Japanese Prime Minister Shinzo Abe said Thursday that Tokyo will lift some sanctions on North Korea in return for its reopening of a probe into the fate of Japanese citizens abducted by Pyongyang’s agents decades ago, as a fresh report emerged that some of them were alive.
Easing the sanctions will likely have only a minimal economic impact, but it could be a first step toward repairing long-chilled ties between Tokyo and Pyongyang. The decision comes at a time of persistent international concern about the volatile North's nuclear and missile programs.
Abe's decision is expected to be formally approved by his Cabinet on Friday, after the new committee holds its first meeting. The announcement follows a meeting between North Korean and Japanese negotiators in Beijing earlier this week.

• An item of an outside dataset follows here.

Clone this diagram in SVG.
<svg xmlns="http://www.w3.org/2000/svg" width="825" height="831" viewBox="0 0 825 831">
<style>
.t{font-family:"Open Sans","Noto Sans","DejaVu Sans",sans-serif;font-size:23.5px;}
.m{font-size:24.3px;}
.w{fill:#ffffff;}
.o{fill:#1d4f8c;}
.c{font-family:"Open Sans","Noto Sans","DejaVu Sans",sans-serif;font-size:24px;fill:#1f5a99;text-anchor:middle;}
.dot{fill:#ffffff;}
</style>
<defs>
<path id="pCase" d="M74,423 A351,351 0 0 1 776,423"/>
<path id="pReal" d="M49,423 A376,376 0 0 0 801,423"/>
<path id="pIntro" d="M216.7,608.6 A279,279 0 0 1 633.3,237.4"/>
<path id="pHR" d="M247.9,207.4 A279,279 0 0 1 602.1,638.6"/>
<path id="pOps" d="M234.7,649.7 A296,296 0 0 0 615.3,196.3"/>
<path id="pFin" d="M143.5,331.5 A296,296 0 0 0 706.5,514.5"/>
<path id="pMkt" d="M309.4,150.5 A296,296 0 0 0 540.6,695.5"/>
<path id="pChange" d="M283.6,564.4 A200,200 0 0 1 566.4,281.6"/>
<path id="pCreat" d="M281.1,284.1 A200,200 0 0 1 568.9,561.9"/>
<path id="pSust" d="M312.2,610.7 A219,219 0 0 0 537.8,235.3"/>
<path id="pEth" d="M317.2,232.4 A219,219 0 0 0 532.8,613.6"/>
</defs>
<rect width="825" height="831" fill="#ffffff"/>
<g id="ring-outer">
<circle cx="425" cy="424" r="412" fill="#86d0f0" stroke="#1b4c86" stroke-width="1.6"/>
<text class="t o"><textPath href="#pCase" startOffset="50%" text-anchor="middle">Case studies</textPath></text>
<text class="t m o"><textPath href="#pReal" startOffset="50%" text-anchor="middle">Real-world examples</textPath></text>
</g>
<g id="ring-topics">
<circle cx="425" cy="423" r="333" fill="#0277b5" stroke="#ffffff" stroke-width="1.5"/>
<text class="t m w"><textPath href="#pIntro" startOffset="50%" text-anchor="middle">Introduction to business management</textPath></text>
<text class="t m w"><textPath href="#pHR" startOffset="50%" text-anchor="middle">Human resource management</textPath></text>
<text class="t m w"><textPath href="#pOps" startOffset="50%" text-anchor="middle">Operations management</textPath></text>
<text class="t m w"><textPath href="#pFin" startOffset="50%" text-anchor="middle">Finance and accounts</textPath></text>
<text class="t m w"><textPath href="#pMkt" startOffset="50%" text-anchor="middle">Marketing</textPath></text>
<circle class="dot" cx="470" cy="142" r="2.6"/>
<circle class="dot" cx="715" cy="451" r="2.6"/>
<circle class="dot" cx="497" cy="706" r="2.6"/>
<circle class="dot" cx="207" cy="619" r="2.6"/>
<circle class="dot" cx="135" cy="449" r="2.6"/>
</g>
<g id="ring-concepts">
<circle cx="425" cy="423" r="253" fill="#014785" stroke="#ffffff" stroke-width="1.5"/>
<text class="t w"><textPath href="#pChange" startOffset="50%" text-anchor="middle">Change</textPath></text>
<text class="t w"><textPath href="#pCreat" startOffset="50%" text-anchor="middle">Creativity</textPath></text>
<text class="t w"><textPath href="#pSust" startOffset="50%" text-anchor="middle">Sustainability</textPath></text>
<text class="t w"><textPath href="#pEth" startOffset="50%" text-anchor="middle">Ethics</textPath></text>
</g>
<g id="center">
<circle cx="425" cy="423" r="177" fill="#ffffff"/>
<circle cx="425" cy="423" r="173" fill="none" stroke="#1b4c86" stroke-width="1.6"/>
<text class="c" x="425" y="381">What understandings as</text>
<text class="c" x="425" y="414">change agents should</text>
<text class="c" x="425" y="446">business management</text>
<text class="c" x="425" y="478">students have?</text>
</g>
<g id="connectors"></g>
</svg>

Japan will lift travel curbs to and from North Korea and end restrictions on the amount of money that can be sent or brought to the impoverished North without notifying Japanese authorities. It will also allow port calls by North Korean ships for humanitarian purposes.
The sanctions to be lifted are separate from those, imposed by Japan and other U.N. members after Pyongyang's first nuclear test in 2006, that prohibit U.N. member states from arms trade with Pyongyang and from financial transactions that facilitate such trade.

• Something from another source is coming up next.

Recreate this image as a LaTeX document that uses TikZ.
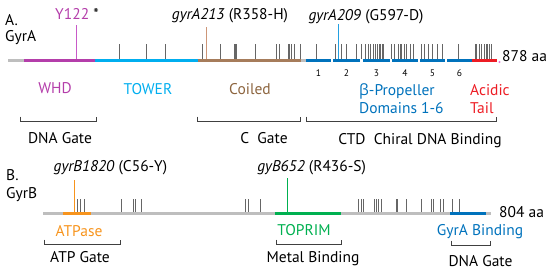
\documentclass[tikz,border=0pt]{standalone}
\usepackage{fontspec}
\setmainfont{PT Sans}
\newfontfamily\greekfont{Open Sans}
\usetikzlibrary{positioning}
\definecolor{backbone}{RGB}{190,190,190}
\definecolor{whd}{RGB}{180,62,170}
\definecolor{tower}{RGB}{0,174,239}
\definecolor{coiled}{RGB}{166,124,91}
\definecolor{coiledtxt}{RGB}{140,100,62}
\definecolor{prop}{RGB}{0,114,188}
\definecolor{acidic}{RGB}{237,28,36}
\definecolor{atpase}{RGB}{247,148,29}
\definecolor{toprim}{RGB}{0,176,80}
\definecolor{sitetan}{RGB}{205,150,120}
\definecolor{siteblue}{RGB}{35,160,225}
\definecolor{sitemag}{RGB}{200,90,200}
\definecolor{enddot}{RGB}{230,120,220}
\tikzset{
  bar/.style={line width=3.6pt},
  tickmark/.style={draw=black!60, line width=0.9pt},
  site/.style={line width=1pt},
  lbl/.style={font=\fontsize{15.5}{18}\selectfont, inner sep=0pt, anchor=base},
  num/.style={font=\fontsize{9.5}{11}\selectfont, inner sep=0pt, anchor=base},
  brk/.style={draw=black!75, line width=1pt}
}
\begin{document}
\begin{tikzpicture}[x=1pt,y=-1pt]
  \useasboundingbox (0,0) rectangle (550,271);

  % GyrA
  \node[lbl, anchor=base west] (secA) at (5,25) {A.};
  \node[lbl, anchor=base west] (gyra) at (5,41.5) {GyrA};
  \foreach \x in {119.3,146.7,165.3,202.7,220.7,234.3,235.3,236.5,255.7,276,279.3,
                  288.3,289.5,291,294,300.7,316,335,341.7,346.7,356,361,365,368.3,
                  370.7,373.3,375.3,377.3,379,380.7,382.3,383.3,391.7,394.3,398.3,
                  400,401.7,404,406,410,413.3,421.7,424,428.3,432.7,437.3,442.7,
                  458.3,475,476.7,479.3,481.7,484,486,487.3,489.3,491.7}
    \draw[tickmark] (\x,44) -- (\x,59);
  \draw[bar, backbone] (8,60.5) -- (306,60.5);
  \draw[bar, whd] (24,60.5) -- (95,60.5);
  \draw[bar, tower] (95,60.5) -- (197.7,60.5);
  \draw[bar, coiled] (197.7,60.5) -- (301,60.5);
  \foreach \a/\b/\n in {306/331/1,333/360/2,363/390/3,392/418/4,420/445/5,447/472/6} {
    \draw[bar, prop] (\a,60.5) -- (\b,60.5);
    \node[num] (dom\n) at ({(\a+\b)/2},76) {\n};
  }
  \draw[bar, acidic] (472,60.5) -- (497,60.5);
  \fill[enddot] (499.5,62) circle (1.2);
  \node[lbl, anchor=base west] (lenA) at (502,61.5) {878 aa};

  % mutation sites on GyrA
  \coordinate (y122) at (76.7,59);
  \coordinate (y122top) at (76.7,25);
  \coordinate (a213) at (206.7,59);
  \coordinate (a213top) at (206.7,27);
  \coordinate (a209) at (338.5,59);
  \coordinate (a209top) at (338.5,24);
  \draw[site, sitemag] (y122) -- (y122top);
  \draw[site, sitetan] (a213) -- (a213top);
  \draw[site, siteblue] (a209) -- (a209top);
  \node[lbl] (ly122) at (77,19.3) {\textcolor{whd}{Y122} *};
  \node[lbl] (la213) at (230,19.5) {\textit{gyrA213} (R358-H)};
  \node[lbl] (la209) at (366,20) {\textit{gyrA209} (G597-D)};

  % GyrA domains
  \node[lbl, text=whd] (whd) at (55,93.3) {WHD};
  \node[lbl, text=tower] (tower) at (148,94) {TOWER};
  \node[lbl, text=coiledtxt] (coil) at (250,94) {Coiled};
  \node[lbl, text=prop, anchor=base west] (betaprop) at (359,95) {{\greekfont β}-Propeller};
  \node[lbl, text=prop, anchor=base west] (domains) at (359,113.3) {Domains 1-6};
  \node[lbl, text=acidic, anchor=base west] (acid) at (470,95) {Acidic};
  \node[lbl, text=acidic, anchor=base west] (tail) at (470,113.3) {Tail};

  % GyrA gates
  \draw[brk] (20.7,116.5) -- (20.7,121) -- (96.7,121) -- (96.7,116.5);
  \draw[brk] (197.7,116.5) -- (197.7,121) -- (300.7,121) -- (300.7,116.5);
  \draw[brk] (306,116.5) -- (306,121) -- (496,121) -- (496,116.5);
  \node[lbl] (dnagateA) at (60,143.3) {DNA Gate};
  \node[lbl] (cgate) at (264,143.3) {C\ \ Gate};
  \node[lbl] (ctd) at (420,144) {CTD\ \ Chiral DNA Binding};

  % GyrB
  \node[lbl, anchor=base west] (secB) at (6,180) {B.};
  \node[lbl, anchor=base west] (gyrb) at (6,198) {GyrB};
  \foreach \x in {77.3,80,84.3,121.7,133.3,135,141.7,245,248.3,260,358.3,361,363.3,
                  374,376,378.3,381,396,397.7,406.7,421.7,431,433.3,440,443.3,452.7,459.3}
    \draw[tickmark] (\x,199) -- (\x,211.5);
  \draw[bar, backbone] (43.3,213.3) -- (490.7,213.3);
  \draw[bar, atpase] (63.3,213.3) -- (90.7,213.3);
  \draw[bar, toprim] (275,213.3) -- (341,213.3);
  \draw[bar, prop] (450,213.3) -- (486,213.3);
  \node[lbl, anchor=base west] (lenB) at (499,217) {804 aa};

  % mutation sites on GyrB
  \coordinate (b1820) at (74.7,211.5);
  \coordinate (b1820top) at (74.7,180);
  \coordinate (b652) at (287.7,211.5);
  \coordinate (b652top) at (287.7,178);
  \draw[site, atpase] (b1820) -- (b1820top);
  \draw[site, toprim] (b652) -- (b652top);
  \node[lbl] (lb1820) at (110.4,171.5) {\textit{gyrB1820} (C56-Y)};
  \node[lbl] (lb652) at (311.7,171) {\textit{gyB652} (R436-S)};

  % GyrB domains and gates
  \node[lbl, text=atpase] (atp) at (79,236) {ATPase};
  \node[lbl, text=toprim] (top) at (304,235) {TOPRIM};
  \node[lbl, text=prop] (gyrabind) at (480,235) {GyrA Binding};
  \draw[brk] (44.3,239.5) -- (44.3,244) -- (120.7,244) -- (120.7,239.5);
  \draw[brk] (276,239.5) -- (276,244) -- (341,244) -- (341,239.5);
  \draw[brk] (451,240.5) -- (451,245) -- (490,245) -- (490,240.5);
  \node[lbl] (atpgate) at (80,262.7) {ATP Gate};
  \node[lbl] (metal) at (313,262.7) {Metal Binding};
  \node[lbl] (dnagateB) at (480.5,266) {DNA Gate};
\end{tikzpicture}
\end{document}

North Korea's state media put out its first report of the talks on Thursday shortly after Abe's announcement, saying the North's negotiators briefed their Japanese counterparts on the composition of the committee and how it will work.

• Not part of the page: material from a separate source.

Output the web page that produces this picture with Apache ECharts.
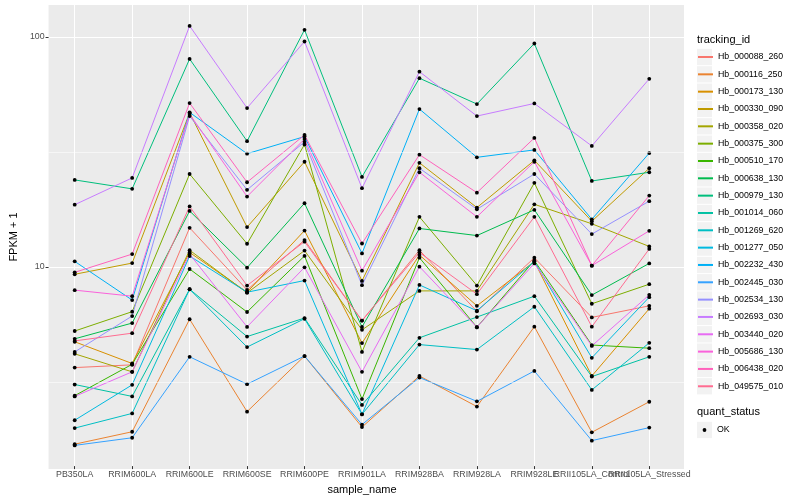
<!DOCTYPE html>
<html><head><meta charset="utf-8">
<script src="https://cdn.jsdelivr.net/npm/echarts@6.0.0/dist/echarts.min.js"></script>
<style>html,body{margin:0;padding:0;background:#fff}#c{width:800px;height:500px}</style>
</head><body><div id="c"></div>
<script>
const categories = ['PB350LA','RRIM600LA','RRIM600LE','RRIM600SE','RRIM600PE','RRIM901LA','RRIM928BA','RRIM928LA','RRIM928LE','RRII105LA_Control','RRII105LA_Stressed'];

const Hb_000088_260 = [3.57, 3.67, 14.6, 7.81, 12.9, 5.73, 11.65, 6.29, 10.8, 5.92, 6.65];
const Hb_000116_250 = [1.65, 1.87, 5.81, 2.29, 4.01, 1.96, 3.28, 2.41, 5.39, 1.86, 2.53];
const Hb_000173_130 = [4.63, 3.72, 11.39, 7.63, 14.2, 4.57, 11.1, 6.65, 10.4, 3.28, 6.46];
const Hb_000330_090 = [9.14, 10.23, 46.5, 14.7, 28.4, 8.55, 28.1, 17.9, 28.8, 15.6, 26.6];
const Hb_000358_020 = [4.10, 3.42, 11.65, 7.58, 11.6, 5.22, 7.73, 7.73, 18.5, 15.2, 12.1];
const Hb_000375_300 = [5.16, 6.27, 25.1, 12.43, 33.8, 4.18, 16.3, 8.16, 22.96, 6.79, 8.27];
const Hb_000510_170 = [2.69, 3.69, 9.64, 6.25, 11.0, 2.60, 10.8, 5.36, 10.5, 4.48, 4.34];
const Hb_000638_130 = [4.77, 5.59, 17.3, 9.77, 18.7, 5.38, 14.5, 13.5, 17.5, 7.41, 10.2];
const Hb_000979_130 = [23.65, 21.61, 80.0, 34.96, 107.3, 24.38, 65.9, 50.8, 93.5, 23.4, 25.55];
const Hb_001014_060 = [3.01, 2.67, 7.86, 4.88, 5.88, 2.45, 4.82, 5.94, 7.33, 3.26, 3.98];
const Hb_001269_620 = [1.94, 2.25, 7.86, 4.39, 5.84, 2.23, 4.50, 4.28, 6.59, 2.85, 4.58];
const Hb_001277_050 = [2.10, 3.00, 10.98, 7.63, 8.58, 2.23, 8.21, 6.33, 10.4, 3.94, 7.26];
const Hb_002232_430 = [10.41, 7.05, 46.7, 30.8, 36.6, 11.28, 48.3, 29.7, 32.0, 15.9, 31.0];
const Hb_002445_030 = [1.63, 1.76, 3.98, 3.02, 4.01, 2.01, 3.23, 2.54, 3.45, 1.71, 1.95];
const Hb_002534_130 = [4.18, 6.00, 45.0, 21.4, 34.7, 8.19, 26.6, 17.6, 25.1, 13.7, 19.1];
const Hb_002693_030 = [18.42, 24.13, 111.6, 48.8, 95.4, 21.76, 70.4, 45.0, 51.1, 33.3, 65.5];
const Hb_003440_020 = [2.67, 3.42, 11.2, 5.38, 9.80, 3.42, 9.87, 5.36, 10.2, 4.44, 7.43];
const Hb_005686_130 = [7.79, 7.33, 45.9, 20.0, 35.7, 9.48, 25.55, 16.3, 28.4, 9.97, 14.16];
const Hb_006438_020 = [9.32, 11.2, 51.3, 23.1, 37.2, 12.46, 30.5, 20.8, 36.1, 9.97, 20.2];
const Hb_049575_010 = [4.67, 5.05, 18.1, 8.16, 12.7, 5.73, 11.39, 7.48, 16.3, 5.39, 11.8];

const seriesNames = ['Hb_000088_260','Hb_000116_250','Hb_000173_130','Hb_000330_090','Hb_000358_020','Hb_000375_300','Hb_000510_170','Hb_000638_130','Hb_000979_130','Hb_001014_060','Hb_001269_620','Hb_001277_050','Hb_002232_430','Hb_002445_030','Hb_002534_130','Hb_002693_030','Hb_003440_020','Hb_005686_130','Hb_006438_020','Hb_049575_010'];
const seriesValues = [Hb_000088_260,Hb_000116_250,Hb_000173_130,Hb_000330_090,Hb_000358_020,Hb_000375_300,Hb_000510_170,Hb_000638_130,Hb_000979_130,Hb_001014_060,Hb_001269_620,Hb_001277_050,Hb_002232_430,Hb_002445_030,Hb_002534_130,Hb_002693_030,Hb_003440_020,Hb_005686_130,Hb_006438_020,Hb_049575_010];

const yTickValues = [10, 100];
const yMinorValues = [3.1623, 31.623];
const yRange = [1.323, 137.8];

const palette = ['#F8766D','#EA8331','#D89000','#C09B00','#A3A500','#7CAE00','#39B600','#00BB4E','#00BF7D','#00C1A3','#00BFC4','#00BAE0','#00B0F6','#35A2FF','#9590FF','#C77CFF','#E76BF3','#FA62DB','#FF62BC','#FF6C91'];

const FONT = 'Liberation Sans, Arial, Helvetica, sans-serif';
const chart = echarts.init(document.getElementById('c'), null, {renderer: 'canvas'});

const lineSeries = seriesNames.map((name, i) => ({
  type: 'line', name: name, xAxisIndex: 1, yAxisIndex: 1,
  data: seriesValues[i], symbol: 'none', z: 2,
  lineStyle: {color: palette[i], width: 1},
  itemStyle: {color: palette[i]},
  emphasis: {disabled: true}, silent: true
}));

const points = [];
seriesValues.forEach(vals => vals.forEach((v, j) => points.push([categories[j], v])));

const KEY_H = 17.33;
const keyRects = seriesNames.map((n, i) => ({
  type: 'rect', shape: {x: 697, y: 48.85 + i * KEY_H, width: 15, height: 16.3},
  style: {fill: '#F2F2F2'}, silent: true
}));

chart.setOption({
  animation: false,
  backgroundColor: '#ffffff',
  textStyle: {fontFamily: FONT},
  grid: [
    {left: 40, right: 116, top: 5, bottom: 31, show: true, backgroundColor: '#EBEBEB', borderWidth: 0, containLabel: false},
    {left: 45.97, right: 122, top: 5, bottom: 31, show: false, containLabel: false}
  ],
  xAxis: [
    {type: 'value', gridIndex: 0, min: 0, max: 1, show: false},
    {type: 'category', gridIndex: 1, data: categories, boundaryGap: true, z: 1,
     name: 'sample_name', nameLocation: 'middle', nameGap: 14,
     nameTextStyle: {fontSize: 11, color: '#000', fontFamily: FONT},
     axisLine: {show: false},
     axisTick: {show: true, alignWithLabel: true, length: 3, lineStyle: {color: '#333333', width: 1}},
     axisLabel: {interval: 0, fontSize: 8.8, color: '#4D4D4D', margin: 4, fontFamily: FONT, hideOverlap: false},
     splitLine: {show: true, alignWithLabel: true, lineStyle: {color: '#ffffff', width: 1}}}
  ],
  yAxis: [
    {type: 'log', logBase: 10, gridIndex: 0, min: yRange[0], max: yRange[1], z: 1,
     name: 'FPKM + 1', nameLocation: 'middle', nameGap: 22, nameRotate: 90,
     nameTextStyle: {fontSize: 11, color: '#000', fontFamily: FONT},
     axisLine: {show: false},
     axisTick: {show: true, length: 3, customValues: yTickValues, lineStyle: {color: '#333333', width: 1}},
     axisLabel: {fontSize: 8.8, color: '#4D4D4D', margin: 4, customValues: yTickValues, fontFamily: FONT},
     splitLine: {show: true, lineStyle: {color: '#ffffff', width: 1}},
     minorTick: {show: false}, minorSplitLine: {show: false}},
    {type: 'log', logBase: 10, gridIndex: 1, min: yRange[0], max: yRange[1], show: false,
     splitLine: {show: false}}
  ],
  legend: {
    data: seriesNames, orient: 'vertical', left: 697, top: 50.07, padding: 0, itemGap: KEY_H * 0.2,
    itemWidth: 15, itemHeight: KEY_H, selectedMode: false,
    itemStyle: {opacity: 0},
    textStyle: {fontSize: 8.8, color: '#000', fontFamily: FONT}
  },
  graphic: [
    ...keyRects,
    {type: 'text', left: 697, top: 34, silent: true, style: {text: 'tracking_id', fontSize: 11, fill: '#000', fontFamily: FONT}},
    {type: 'text', left: 697, top: 406.5, silent: true, style: {text: 'quant_status', fontSize: 11, fill: '#000', fontFamily: FONT}},
    {type: 'rect', shape: {x: 697, y: 421.8, width: 15, height: 16.3}, style: {fill: '#F2F2F2'}, silent: true},
    {type: 'circle', shape: {cx: 704.5, cy: 430, r: 1.9}, style: {fill: '#000'}, silent: true},
    {type: 'text', x: 717, y: 430, silent: true, style: {text: 'OK', fontSize: 8.8, fill: '#000', fontFamily: FONT, verticalAlign: 'middle'}}
  ],
  series: [
    {type: 'line', name: '_minor', xAxisIndex: 0, yAxisIndex: 0, data: [], z: 1, silent: true, symbol: 'none',
     markLine: {silent: true, symbol: ['none', 'none'], label: {show: false},
       lineStyle: {color: '#ffffff', width: 0.55, type: 'solid'},
       emphasis: {disabled: true},
       data: yMinorValues.map(v => ({yAxis: v}))}},
    ...lineSeries,
    {type: 'scatter', name: 'OK', xAxisIndex: 1, yAxisIndex: 1, data: points, z: 3,
     symbol: 'circle', symbolSize: 3.8, itemStyle: {color: '#000', opacity: 1}, silent: true}
  ]
});
</script>
</body></html>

"Both sides agreed to take necessary measures in the days ahead, while getting in touch with each other through a diplomatic channel," said the report from the Korean Central News Agency.
After years of denial, North Korea acknowledged in 2002 that its agents had abducted Japanese to train its spies and eventually returned five of them. It said others Japan claimed were abducted had died or never entered the North. Tokyo disputes that and wants an investigation into at least 12 abduction cases.
The Nikkei newspaper said on Thursday that North Korea had handed Japan the names of at least 10 of its nationals said to be living in that country, including some of those believed to have been abducted.
Private organizations say hundreds of Japanese citizens were abducted, and suspect many may still be living in the North. Abe, who has made resolving the abduction issue one of his top political priorities, has vowed not to relent until all of the abductees are returned or accounted for.
Although Pyongyang made a similar agreement in 2008, that deal fell through and relations between the countries have been virtually frozen since.